Reproduce exactly the lines of the material beneath, from the line that contains "Reproduce this chart" to the line that contains "const cfp10Max = 80;", both included, and no other lines.

- **DATA LISTING**:
::::::

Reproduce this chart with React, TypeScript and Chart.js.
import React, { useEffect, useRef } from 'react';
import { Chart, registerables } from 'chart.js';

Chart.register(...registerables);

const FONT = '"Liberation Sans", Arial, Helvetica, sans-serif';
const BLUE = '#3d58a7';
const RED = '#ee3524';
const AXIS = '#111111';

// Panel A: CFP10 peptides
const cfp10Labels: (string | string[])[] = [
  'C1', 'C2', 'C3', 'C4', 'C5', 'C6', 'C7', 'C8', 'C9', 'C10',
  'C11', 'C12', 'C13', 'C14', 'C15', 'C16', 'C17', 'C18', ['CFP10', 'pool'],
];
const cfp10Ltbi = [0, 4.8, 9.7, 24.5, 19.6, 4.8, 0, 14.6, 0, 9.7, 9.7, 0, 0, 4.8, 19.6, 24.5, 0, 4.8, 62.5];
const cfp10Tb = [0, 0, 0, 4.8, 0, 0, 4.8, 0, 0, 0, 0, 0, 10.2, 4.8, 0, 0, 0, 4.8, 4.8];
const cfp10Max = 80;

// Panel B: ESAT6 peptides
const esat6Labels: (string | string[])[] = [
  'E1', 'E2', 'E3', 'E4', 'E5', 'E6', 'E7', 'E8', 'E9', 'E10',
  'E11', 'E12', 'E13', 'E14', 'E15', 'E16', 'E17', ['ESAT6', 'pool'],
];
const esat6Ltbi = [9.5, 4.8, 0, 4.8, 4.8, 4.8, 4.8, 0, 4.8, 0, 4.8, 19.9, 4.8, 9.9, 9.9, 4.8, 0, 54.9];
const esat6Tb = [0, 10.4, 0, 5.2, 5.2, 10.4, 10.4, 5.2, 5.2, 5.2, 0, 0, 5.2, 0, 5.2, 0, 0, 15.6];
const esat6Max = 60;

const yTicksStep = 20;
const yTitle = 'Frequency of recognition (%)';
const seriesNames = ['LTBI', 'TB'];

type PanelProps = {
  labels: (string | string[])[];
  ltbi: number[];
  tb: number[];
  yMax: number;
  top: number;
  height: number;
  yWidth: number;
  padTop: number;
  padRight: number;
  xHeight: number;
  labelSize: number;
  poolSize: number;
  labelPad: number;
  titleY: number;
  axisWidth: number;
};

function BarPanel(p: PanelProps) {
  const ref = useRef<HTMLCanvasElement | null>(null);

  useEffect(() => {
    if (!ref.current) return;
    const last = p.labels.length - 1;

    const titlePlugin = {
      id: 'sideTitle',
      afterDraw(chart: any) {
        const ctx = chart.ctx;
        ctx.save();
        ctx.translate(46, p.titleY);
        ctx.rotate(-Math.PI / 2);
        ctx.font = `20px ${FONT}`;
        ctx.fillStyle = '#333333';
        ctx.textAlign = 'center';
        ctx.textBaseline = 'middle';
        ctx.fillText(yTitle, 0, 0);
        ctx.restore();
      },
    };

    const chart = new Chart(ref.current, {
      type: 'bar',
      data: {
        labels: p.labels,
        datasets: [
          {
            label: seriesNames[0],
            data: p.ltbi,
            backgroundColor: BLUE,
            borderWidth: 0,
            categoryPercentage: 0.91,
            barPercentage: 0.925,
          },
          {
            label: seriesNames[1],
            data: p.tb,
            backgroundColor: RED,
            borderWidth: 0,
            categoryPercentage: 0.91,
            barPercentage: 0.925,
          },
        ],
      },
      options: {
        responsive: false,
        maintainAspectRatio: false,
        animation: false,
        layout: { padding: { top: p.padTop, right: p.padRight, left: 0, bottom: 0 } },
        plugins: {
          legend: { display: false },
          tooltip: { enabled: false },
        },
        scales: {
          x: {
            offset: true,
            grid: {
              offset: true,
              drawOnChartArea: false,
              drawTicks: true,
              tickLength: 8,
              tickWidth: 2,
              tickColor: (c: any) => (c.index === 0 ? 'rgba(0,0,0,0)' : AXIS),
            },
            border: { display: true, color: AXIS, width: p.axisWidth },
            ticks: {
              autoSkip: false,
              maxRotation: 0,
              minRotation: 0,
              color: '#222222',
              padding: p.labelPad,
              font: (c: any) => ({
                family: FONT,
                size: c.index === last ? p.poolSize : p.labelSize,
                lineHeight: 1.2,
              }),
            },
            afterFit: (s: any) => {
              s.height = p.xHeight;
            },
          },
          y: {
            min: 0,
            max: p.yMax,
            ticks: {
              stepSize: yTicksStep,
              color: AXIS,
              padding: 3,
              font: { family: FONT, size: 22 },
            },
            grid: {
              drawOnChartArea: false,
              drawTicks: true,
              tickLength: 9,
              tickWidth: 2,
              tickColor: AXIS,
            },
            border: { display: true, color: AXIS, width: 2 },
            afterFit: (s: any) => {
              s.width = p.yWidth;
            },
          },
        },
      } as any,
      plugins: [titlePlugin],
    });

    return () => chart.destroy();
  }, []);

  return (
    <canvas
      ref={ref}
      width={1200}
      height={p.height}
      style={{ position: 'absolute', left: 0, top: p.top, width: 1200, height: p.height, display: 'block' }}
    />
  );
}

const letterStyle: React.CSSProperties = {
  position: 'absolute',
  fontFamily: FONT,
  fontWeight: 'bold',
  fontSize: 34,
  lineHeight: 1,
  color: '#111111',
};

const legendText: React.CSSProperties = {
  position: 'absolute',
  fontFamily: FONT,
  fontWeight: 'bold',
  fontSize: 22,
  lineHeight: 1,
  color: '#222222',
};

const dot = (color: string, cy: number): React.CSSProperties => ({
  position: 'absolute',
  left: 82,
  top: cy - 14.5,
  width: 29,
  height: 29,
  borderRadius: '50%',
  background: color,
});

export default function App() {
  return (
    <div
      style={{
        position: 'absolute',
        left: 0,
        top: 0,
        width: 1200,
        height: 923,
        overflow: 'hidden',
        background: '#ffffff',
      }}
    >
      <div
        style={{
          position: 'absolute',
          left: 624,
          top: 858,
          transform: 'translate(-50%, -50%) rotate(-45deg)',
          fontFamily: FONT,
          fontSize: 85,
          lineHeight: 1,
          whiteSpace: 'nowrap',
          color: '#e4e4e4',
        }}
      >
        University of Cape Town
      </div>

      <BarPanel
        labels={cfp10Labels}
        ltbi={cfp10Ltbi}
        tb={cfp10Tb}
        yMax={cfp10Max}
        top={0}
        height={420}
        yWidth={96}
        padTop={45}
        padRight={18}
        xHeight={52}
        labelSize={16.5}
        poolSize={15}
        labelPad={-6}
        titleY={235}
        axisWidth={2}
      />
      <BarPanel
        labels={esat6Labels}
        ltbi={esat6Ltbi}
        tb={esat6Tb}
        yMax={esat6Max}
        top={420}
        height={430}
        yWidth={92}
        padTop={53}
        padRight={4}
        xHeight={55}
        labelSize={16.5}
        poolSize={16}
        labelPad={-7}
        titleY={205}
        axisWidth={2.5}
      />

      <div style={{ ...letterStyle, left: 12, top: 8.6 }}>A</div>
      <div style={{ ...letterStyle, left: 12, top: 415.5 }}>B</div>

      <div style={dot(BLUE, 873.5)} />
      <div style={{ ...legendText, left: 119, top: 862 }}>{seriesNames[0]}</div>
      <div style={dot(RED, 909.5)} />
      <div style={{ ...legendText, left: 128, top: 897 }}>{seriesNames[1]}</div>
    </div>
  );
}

::::::

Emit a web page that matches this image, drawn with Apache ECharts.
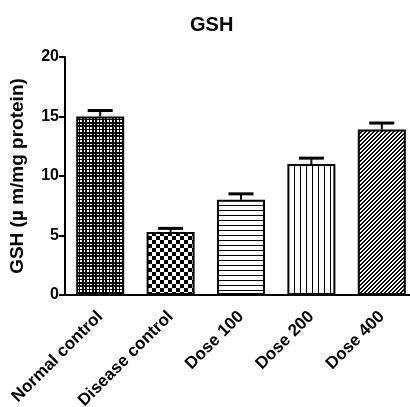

::::::

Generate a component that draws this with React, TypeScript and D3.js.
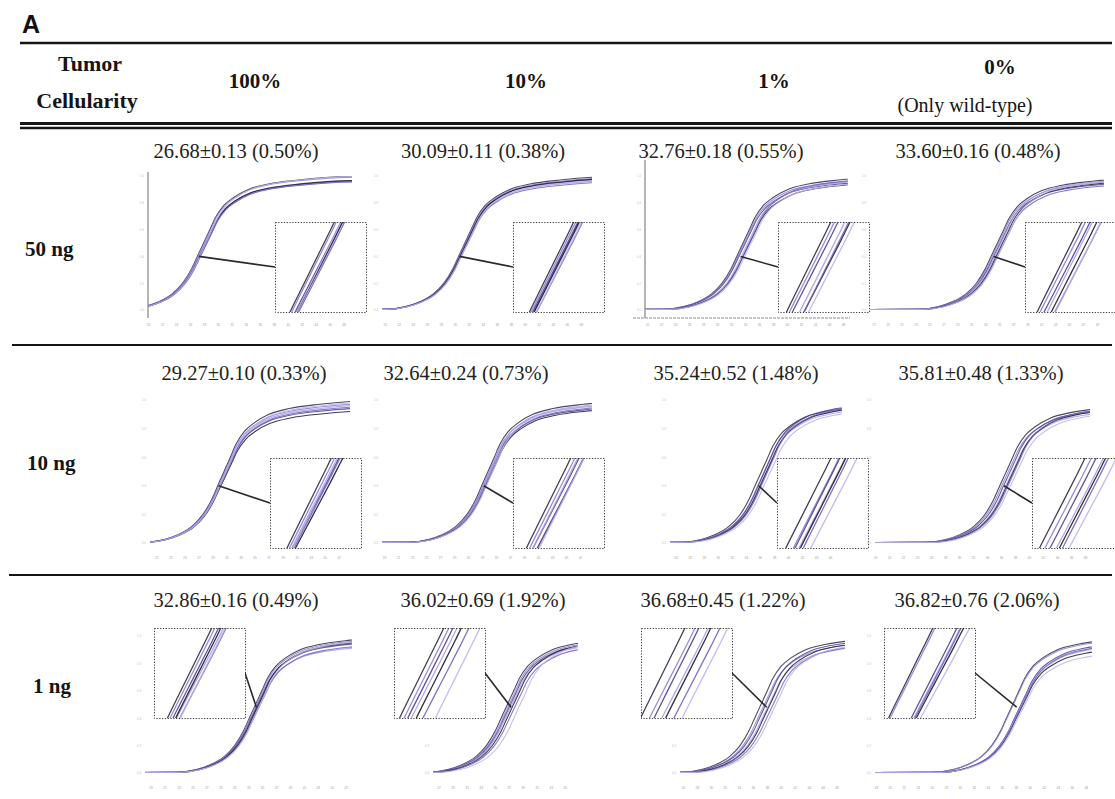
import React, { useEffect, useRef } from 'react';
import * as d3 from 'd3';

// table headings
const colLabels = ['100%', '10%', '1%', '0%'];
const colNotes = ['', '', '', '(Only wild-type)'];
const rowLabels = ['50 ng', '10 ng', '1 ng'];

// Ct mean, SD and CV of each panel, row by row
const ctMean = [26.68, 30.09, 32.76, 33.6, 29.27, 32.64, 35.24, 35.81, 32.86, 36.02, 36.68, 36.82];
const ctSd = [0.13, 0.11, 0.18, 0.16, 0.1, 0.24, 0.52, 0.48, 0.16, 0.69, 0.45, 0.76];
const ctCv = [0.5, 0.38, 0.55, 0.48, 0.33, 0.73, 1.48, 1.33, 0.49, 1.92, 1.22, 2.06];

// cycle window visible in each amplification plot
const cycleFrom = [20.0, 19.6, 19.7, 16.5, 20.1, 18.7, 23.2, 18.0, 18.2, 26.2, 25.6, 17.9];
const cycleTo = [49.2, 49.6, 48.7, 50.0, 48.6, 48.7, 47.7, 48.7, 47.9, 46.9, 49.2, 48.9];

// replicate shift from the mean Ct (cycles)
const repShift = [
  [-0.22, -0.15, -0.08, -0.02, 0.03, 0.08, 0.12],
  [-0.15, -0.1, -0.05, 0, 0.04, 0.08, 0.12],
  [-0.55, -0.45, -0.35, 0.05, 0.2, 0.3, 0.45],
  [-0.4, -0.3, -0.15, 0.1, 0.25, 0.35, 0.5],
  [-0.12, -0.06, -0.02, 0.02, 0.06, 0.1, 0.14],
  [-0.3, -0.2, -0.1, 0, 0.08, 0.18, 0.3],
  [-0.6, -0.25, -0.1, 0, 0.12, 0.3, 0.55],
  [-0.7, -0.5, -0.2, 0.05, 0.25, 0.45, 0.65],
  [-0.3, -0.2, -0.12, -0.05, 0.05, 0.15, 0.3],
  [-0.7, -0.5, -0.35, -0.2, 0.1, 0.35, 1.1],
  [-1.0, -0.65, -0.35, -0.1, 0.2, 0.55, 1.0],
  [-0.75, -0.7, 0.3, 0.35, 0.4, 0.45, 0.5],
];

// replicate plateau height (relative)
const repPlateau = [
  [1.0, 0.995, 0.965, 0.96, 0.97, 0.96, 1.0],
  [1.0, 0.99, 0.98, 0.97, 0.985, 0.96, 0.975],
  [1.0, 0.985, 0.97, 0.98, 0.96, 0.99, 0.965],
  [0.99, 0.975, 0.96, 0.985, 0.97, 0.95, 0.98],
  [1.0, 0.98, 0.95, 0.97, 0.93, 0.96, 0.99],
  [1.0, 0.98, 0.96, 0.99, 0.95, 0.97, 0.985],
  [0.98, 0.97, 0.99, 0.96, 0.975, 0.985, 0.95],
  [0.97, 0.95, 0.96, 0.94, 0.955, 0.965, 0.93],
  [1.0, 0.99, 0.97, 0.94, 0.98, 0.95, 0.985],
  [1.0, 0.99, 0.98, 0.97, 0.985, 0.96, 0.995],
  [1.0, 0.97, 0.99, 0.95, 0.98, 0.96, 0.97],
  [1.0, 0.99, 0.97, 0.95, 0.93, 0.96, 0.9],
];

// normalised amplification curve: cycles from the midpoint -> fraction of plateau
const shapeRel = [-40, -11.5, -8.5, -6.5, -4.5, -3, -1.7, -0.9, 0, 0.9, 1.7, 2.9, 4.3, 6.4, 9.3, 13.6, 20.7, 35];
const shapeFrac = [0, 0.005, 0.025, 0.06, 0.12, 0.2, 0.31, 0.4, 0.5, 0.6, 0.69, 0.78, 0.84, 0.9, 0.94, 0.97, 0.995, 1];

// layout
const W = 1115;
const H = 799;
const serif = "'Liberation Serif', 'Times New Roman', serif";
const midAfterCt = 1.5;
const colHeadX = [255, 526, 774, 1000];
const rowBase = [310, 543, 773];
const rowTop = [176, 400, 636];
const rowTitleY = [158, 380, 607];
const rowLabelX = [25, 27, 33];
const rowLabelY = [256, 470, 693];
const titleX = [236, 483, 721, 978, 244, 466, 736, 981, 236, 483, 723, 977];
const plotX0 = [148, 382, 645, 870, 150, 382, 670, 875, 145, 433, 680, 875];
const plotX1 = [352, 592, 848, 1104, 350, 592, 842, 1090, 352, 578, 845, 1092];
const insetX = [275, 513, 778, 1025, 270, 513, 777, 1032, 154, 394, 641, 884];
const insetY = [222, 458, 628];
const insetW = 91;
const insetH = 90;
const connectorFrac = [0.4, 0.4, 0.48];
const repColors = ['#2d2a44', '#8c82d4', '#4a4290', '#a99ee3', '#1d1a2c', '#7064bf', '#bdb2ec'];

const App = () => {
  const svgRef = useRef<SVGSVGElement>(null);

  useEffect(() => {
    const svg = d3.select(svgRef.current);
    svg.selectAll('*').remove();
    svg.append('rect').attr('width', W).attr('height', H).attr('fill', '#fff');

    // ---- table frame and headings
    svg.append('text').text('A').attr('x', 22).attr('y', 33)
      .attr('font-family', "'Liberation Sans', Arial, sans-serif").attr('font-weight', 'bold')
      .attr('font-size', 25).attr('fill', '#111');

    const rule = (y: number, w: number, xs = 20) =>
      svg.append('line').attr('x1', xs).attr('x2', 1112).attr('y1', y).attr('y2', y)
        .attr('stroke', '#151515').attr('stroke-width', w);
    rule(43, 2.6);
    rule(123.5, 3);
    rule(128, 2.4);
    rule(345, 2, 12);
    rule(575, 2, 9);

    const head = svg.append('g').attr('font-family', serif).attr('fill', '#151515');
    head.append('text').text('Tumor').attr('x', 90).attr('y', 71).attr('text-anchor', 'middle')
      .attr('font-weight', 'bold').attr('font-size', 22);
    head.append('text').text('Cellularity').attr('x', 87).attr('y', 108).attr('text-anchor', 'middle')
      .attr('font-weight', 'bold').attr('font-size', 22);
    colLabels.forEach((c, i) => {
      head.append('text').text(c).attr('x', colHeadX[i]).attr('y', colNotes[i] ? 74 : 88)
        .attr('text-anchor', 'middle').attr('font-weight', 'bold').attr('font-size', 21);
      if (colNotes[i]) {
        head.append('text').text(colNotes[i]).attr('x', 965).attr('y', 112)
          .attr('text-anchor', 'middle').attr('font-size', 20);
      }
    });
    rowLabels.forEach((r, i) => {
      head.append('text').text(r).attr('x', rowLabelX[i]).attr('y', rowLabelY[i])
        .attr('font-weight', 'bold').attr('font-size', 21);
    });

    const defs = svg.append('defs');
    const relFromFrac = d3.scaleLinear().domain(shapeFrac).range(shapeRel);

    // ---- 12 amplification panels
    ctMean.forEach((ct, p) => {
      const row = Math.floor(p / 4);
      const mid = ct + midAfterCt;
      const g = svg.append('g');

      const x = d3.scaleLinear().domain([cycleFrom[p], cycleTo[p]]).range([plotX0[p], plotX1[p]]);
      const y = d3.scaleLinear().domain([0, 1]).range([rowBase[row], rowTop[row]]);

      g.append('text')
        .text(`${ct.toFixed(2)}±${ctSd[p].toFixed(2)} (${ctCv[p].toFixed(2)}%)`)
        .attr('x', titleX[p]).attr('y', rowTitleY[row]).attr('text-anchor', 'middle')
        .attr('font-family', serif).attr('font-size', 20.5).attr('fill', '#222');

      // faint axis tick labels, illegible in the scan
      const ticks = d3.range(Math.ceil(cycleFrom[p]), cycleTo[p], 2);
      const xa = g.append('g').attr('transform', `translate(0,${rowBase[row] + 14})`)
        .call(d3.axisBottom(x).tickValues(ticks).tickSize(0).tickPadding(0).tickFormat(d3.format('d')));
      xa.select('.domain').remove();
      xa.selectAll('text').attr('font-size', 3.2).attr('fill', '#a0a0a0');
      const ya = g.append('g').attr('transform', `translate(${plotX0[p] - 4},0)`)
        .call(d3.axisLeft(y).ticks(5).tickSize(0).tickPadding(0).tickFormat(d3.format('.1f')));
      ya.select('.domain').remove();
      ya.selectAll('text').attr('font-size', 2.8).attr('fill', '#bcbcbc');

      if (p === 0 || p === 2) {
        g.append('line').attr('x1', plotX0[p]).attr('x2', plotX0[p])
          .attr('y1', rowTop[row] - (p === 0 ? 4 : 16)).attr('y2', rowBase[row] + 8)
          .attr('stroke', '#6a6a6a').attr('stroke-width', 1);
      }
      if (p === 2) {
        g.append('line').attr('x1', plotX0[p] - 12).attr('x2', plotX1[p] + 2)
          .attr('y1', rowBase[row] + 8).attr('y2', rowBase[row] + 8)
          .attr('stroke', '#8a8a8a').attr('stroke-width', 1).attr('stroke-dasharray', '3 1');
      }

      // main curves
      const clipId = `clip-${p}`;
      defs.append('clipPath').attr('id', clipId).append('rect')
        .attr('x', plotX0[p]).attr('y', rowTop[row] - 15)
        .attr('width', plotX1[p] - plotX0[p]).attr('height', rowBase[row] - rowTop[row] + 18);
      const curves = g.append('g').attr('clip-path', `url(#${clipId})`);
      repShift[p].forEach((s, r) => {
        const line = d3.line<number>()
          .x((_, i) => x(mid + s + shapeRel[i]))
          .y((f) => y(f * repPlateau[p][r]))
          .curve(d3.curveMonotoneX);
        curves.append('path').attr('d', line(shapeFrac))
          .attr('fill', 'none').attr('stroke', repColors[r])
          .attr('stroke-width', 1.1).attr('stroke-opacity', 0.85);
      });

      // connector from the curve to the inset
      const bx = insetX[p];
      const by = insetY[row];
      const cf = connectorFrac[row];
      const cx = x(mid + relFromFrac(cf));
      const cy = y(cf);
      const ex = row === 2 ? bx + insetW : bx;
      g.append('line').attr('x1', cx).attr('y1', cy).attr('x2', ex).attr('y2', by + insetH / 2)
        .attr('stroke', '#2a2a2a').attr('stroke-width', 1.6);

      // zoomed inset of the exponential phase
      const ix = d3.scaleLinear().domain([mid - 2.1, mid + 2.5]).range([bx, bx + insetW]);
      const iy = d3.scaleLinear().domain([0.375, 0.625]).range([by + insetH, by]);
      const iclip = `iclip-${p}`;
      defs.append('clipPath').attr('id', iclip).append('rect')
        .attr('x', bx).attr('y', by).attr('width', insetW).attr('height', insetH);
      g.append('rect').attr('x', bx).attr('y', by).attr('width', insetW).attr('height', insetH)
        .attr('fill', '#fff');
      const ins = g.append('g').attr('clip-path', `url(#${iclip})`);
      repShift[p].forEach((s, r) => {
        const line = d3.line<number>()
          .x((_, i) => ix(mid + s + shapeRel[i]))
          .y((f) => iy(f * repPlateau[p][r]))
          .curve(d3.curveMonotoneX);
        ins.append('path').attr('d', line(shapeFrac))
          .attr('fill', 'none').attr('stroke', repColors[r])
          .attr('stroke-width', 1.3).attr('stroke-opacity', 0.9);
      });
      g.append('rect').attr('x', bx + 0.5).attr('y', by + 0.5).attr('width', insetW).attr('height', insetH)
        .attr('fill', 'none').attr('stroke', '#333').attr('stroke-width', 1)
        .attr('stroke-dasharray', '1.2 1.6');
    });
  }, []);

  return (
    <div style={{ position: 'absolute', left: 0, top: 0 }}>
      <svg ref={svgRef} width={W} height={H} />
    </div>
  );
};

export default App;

::::::

- **TASK RESPONSE**:
Reproduce this chart with React, TypeScript and Chart.js.
import React, { useEffect, useRef } from 'react';
import { Chart, registerables } from 'chart.js';

Chart.register(...registerables);

const FONT = '"Liberation Sans", Arial, Helvetica, sans-serif';
const BLUE = '#3d58a7';
const RED = '#ee3524';
const AXIS = '#111111';

// Panel A: CFP10 peptides
const cfp10Labels: (string | string[])[] = [
  'C1', 'C2', 'C3', 'C4', 'C5', 'C6', 'C7', 'C8', 'C9', 'C10',
  'C11', 'C12', 'C13', 'C14', 'C15', 'C16', 'C17', 'C18', ['CFP10', 'pool'],
];
const cfp10Ltbi = [0, 4.8, 9.7, 24.5, 19.6, 4.8, 0, 14.6, 0, 9.7, 9.7, 0, 0, 4.8, 19.6, 24.5, 0, 4.8, 62.5];
const cfp10Tb = [0, 0, 0, 4.8, 0, 0, 4.8, 0, 0, 0, 0, 0, 10.2, 4.8, 0, 0, 0, 4.8, 4.8];
const cfp10Max = 80;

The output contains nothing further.